There are no agreed definitions, even amongst the standards bodies as exactly what a programming language is: like the wise man who knew all about time until asked to define it, people are happy to use and create computer languages but pressed to define where one should begin excluding/including possible members of the set. In other words, people are much more likely to say give reasons why something can't be a programming language than why it must be.
For the purposes of this site, a programming language is a system of coding that someone can use to create a program; inasmuch as a program is in its simplest terms a designated task to be performed by a computer.

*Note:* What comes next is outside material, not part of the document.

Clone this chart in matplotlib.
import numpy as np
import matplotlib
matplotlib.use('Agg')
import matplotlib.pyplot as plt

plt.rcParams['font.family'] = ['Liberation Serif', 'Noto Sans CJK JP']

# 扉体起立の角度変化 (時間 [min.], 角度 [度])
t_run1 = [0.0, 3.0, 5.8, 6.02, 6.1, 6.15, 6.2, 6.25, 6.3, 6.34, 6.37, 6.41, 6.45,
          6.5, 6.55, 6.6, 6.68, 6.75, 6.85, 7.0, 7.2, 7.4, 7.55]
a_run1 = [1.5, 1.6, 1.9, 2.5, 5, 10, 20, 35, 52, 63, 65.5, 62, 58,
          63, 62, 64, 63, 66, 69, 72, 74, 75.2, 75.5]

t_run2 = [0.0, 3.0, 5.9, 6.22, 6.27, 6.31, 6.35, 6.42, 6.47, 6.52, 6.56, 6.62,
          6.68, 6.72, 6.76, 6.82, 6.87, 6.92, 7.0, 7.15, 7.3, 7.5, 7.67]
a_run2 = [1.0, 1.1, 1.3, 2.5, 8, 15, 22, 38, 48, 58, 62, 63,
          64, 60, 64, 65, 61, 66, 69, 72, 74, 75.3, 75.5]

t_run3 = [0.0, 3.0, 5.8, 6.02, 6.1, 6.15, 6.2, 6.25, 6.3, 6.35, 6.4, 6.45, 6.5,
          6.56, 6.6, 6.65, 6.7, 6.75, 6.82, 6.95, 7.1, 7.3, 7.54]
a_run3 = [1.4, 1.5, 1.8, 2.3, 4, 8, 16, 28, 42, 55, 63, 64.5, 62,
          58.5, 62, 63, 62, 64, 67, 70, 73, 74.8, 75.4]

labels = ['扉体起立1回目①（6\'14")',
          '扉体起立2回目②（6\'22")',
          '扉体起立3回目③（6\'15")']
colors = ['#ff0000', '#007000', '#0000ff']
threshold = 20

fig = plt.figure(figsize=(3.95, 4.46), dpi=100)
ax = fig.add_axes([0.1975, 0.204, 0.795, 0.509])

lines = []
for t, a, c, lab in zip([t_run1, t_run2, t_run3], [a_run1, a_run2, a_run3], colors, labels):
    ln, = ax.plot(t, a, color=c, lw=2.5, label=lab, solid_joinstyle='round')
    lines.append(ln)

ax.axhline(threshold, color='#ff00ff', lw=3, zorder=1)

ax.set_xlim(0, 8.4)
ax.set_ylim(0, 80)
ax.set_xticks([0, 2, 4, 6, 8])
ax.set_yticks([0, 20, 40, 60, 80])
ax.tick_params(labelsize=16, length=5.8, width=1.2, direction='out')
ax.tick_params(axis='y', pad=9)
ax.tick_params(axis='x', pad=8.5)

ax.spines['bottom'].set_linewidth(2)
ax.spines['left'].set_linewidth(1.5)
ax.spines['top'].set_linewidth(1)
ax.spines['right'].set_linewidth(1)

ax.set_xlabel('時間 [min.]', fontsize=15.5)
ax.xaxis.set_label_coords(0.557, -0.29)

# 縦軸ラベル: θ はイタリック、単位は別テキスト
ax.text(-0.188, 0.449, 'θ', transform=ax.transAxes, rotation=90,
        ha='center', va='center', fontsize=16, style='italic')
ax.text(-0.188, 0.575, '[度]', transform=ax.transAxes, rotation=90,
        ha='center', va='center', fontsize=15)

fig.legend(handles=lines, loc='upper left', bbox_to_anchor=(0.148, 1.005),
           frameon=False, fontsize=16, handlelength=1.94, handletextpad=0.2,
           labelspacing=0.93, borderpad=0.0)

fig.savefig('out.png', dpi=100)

This has been chosen as widely as possible for two reasons. Firstly, because the raison d'etre for a Q&A system, or a visual builder, or a proto-assembly system is still of interest, and the final product is still highly likely to be of influence on other programming languages, even if only because it is part of the context of creation. And when it comes to expressions of ingenuity or creativity, exclusion on the grounds on high or low level, or generalised or task specific, of visual, symbolic or textual design would be counterproductive.

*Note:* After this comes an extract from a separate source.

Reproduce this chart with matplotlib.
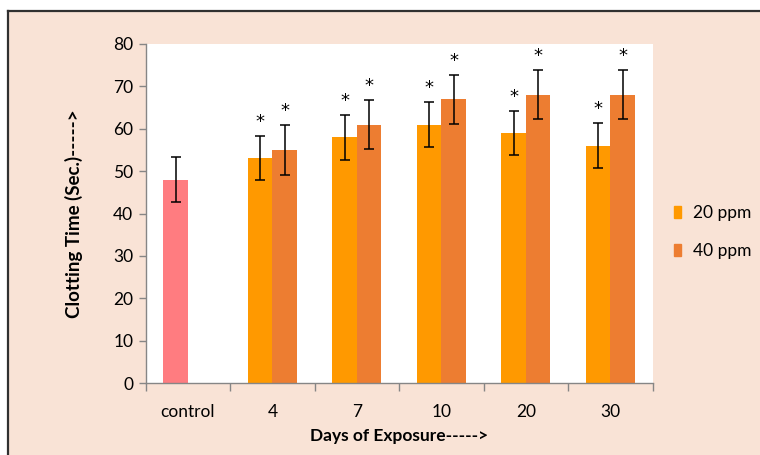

Secondly, and more positively, there are many programming system (in these terms) that are hugely important - for example such systems as the Advice Taker, the General Problem Solver, the Oracle or HAYSTAQ loomed very large in the development of most modern computing tools, while systems such as the ENIAC short code, or the Holberton C-10 or Sort/Merge systems are so much part of conventional computing that trying to understand the development of modern programming in their absence would be impossible.
Finally, it is necessary to consider several logical and mathematical systems that inform general programming theory - Turing, Post, Church etc - and these are represented.
On the other hand, I have not included the many joke languages that are about. This is a deliberate policy, for quite obvious reasons, and they already have adequate representation elsewhere.
What follows are some (perhaps unexpected) thoughts by some famous programming language pioneers.
From Christopher Strachey:
I am all in favour of having lots and lots of programming languages. Of course, most people who write a complicated large program for dealing with some kind of group of problems are in fact writing the program language. I think that when we know more about writing compilers, more programs will look like languages instead of multiple-purpose subroutines. I must say that the fact that business languages started off by being ever so simple, and then got unwieldy and complicated, does remind me of the early computing machines which were going to be "ever so simple" to program.
From Niklaus Wirth:
Many times I have been asked how one "invents" a programming language. One cannot really tell, but it certainly is a matter of experience with the subject of programming, and of careful deliberation. Sometimes I answered: "Like one designs an airplane. One must identify a number of necessary building blocks and materials, and then assemble and combine them properly to a functioning whole," This answer may not be entirely satisfactory, but at least in both cases the result either flies or crashes.
Fritz Bauer:
Heinz Zemanek has put it this way: "Software started with the translation of algebraic formulas into machine code." Thus, the Plankalkul of Konrad Zuse in 1945, the Formelubersetzung of Heinz Rutishauser and of Corrado Bohm in 1951, the Algebraic interpreter of Alick E. Glennie in 1953, the Programming Program of E. Z. Ljubimskii and Sergej Sergeevich Kamynin in 1954 and of Andrei Ershov in 1955 stood at the beginning of software, soon followed by Remington-Rand's Math-Matic (1955) and IBM's Fortran (1956). All these advances were made before the word 'software' came into wider use in 1960, 1961 or 1962.
Grace Hopper:
An automatic programme which is now in process of being made has got rid of abbreviations. We have got rid of abbreviations and some of the staccato phonetic effect of the first Flowmatic which I admit was almost as bad as compiling. It is not really a language, it is actually another coding system. It is using English words to make a coding system. Anything other than this, I think, will for some years to come, be unacceptable to the business and commercial data processing. [...] It is a limited language and it is growing, that is the only thing I can say in defence of it. We are making it smoother. We now can use it without all that jumpiness and the lines have gone from it and it is easier to read. [...] I think it would be lovely if we could use symbols all the time and everybody would be able to understand them.
Everyone's favourite quote: B. A. Sheil As practiced by computer science, the study of programming is an unholy mixture of mathematics, literary criticism, and folklore.